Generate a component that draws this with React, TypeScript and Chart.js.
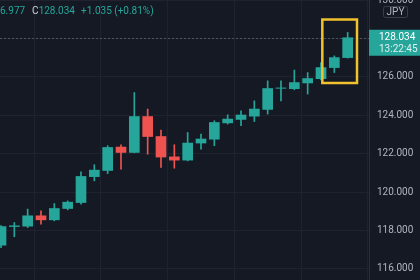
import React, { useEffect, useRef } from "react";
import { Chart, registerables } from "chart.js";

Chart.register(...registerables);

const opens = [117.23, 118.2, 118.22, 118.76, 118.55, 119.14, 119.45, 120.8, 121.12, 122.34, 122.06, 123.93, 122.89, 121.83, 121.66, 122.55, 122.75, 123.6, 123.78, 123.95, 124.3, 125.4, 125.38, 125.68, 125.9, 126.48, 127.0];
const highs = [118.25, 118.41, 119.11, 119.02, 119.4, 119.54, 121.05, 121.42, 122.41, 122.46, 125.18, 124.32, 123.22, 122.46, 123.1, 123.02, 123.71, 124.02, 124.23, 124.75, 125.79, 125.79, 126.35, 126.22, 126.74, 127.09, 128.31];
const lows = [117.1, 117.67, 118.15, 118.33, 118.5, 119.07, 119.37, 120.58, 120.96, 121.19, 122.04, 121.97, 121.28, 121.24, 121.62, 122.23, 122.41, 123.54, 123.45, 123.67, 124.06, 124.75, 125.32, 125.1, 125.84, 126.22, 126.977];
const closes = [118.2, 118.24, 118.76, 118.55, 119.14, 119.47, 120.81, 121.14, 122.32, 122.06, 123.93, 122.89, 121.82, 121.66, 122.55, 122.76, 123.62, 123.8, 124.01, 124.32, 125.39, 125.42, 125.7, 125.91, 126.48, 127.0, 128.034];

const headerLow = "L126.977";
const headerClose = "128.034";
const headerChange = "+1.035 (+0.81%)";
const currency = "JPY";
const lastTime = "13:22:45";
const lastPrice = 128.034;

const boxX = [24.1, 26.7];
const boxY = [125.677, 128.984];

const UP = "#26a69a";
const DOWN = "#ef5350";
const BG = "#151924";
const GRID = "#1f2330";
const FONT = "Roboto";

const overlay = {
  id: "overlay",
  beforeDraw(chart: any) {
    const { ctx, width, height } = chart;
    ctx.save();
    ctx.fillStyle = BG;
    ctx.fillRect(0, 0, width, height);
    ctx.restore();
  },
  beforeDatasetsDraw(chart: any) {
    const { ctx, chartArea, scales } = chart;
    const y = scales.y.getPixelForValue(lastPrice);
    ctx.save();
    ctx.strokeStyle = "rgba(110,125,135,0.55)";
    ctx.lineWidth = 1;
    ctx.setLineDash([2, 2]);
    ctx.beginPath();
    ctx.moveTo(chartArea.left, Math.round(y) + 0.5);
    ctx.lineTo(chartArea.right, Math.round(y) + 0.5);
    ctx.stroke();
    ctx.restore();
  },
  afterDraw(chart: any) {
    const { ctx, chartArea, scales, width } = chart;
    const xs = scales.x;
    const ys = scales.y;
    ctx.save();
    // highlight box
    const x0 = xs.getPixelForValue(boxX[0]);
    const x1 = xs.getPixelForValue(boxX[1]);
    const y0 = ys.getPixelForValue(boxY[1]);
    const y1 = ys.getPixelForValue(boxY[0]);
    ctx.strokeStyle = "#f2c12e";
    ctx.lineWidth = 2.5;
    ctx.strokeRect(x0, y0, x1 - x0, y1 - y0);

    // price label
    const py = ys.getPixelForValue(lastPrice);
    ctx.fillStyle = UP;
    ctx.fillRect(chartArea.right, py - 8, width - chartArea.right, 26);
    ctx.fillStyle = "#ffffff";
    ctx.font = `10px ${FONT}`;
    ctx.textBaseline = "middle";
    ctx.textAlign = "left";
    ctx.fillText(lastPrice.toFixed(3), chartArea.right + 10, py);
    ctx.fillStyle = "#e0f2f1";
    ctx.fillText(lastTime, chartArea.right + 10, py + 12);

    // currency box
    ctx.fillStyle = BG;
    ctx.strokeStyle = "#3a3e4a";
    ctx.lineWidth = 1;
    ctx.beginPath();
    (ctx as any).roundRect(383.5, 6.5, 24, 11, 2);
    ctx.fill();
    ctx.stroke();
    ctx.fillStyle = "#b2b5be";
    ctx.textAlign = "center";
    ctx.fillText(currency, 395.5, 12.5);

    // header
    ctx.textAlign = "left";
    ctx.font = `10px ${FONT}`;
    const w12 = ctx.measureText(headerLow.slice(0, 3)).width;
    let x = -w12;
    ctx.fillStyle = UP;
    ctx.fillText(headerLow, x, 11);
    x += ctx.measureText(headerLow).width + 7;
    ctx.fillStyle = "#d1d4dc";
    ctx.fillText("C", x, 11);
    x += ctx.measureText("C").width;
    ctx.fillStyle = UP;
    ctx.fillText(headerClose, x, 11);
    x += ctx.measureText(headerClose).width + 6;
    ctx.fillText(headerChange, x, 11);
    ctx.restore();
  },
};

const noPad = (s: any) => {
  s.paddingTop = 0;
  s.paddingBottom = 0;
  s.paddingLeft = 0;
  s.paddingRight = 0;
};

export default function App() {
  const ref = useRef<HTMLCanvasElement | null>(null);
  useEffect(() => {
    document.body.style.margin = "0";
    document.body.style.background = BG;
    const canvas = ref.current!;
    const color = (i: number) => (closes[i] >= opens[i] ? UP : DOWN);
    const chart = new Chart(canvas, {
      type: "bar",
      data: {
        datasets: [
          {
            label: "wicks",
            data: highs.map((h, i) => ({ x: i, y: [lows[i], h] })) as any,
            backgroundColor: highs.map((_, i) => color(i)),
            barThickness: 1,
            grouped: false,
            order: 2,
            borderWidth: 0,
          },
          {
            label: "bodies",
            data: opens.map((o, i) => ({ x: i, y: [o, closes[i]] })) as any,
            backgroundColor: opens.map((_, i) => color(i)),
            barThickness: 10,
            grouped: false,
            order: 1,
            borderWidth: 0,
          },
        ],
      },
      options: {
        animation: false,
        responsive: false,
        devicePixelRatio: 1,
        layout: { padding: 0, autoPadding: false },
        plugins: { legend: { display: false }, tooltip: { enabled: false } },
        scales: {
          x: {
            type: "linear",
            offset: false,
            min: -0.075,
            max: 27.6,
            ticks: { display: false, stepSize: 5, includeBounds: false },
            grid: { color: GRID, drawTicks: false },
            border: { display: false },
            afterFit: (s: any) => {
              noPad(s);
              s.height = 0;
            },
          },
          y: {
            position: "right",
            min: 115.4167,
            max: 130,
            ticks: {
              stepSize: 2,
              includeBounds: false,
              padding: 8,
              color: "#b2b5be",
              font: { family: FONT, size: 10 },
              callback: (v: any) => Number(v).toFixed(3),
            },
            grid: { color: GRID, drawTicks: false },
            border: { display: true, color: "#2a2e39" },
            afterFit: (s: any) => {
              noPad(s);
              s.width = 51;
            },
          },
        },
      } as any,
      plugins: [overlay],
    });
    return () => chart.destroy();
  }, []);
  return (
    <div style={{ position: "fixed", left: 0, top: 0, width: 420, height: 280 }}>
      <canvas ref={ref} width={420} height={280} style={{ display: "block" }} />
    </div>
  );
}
──────────────────────────────
Exercise: Leave the pictures out and reproduce exactly the lines from the top of the listing above through the line with "Chart.register(...registerables);".

Solution for this problem:
Generate a component that draws this with React, TypeScript and Chart.js.
import React, { useEffect, useRef } from "react";
import { Chart, registerables } from "chart.js";

Chart.register(...registerables);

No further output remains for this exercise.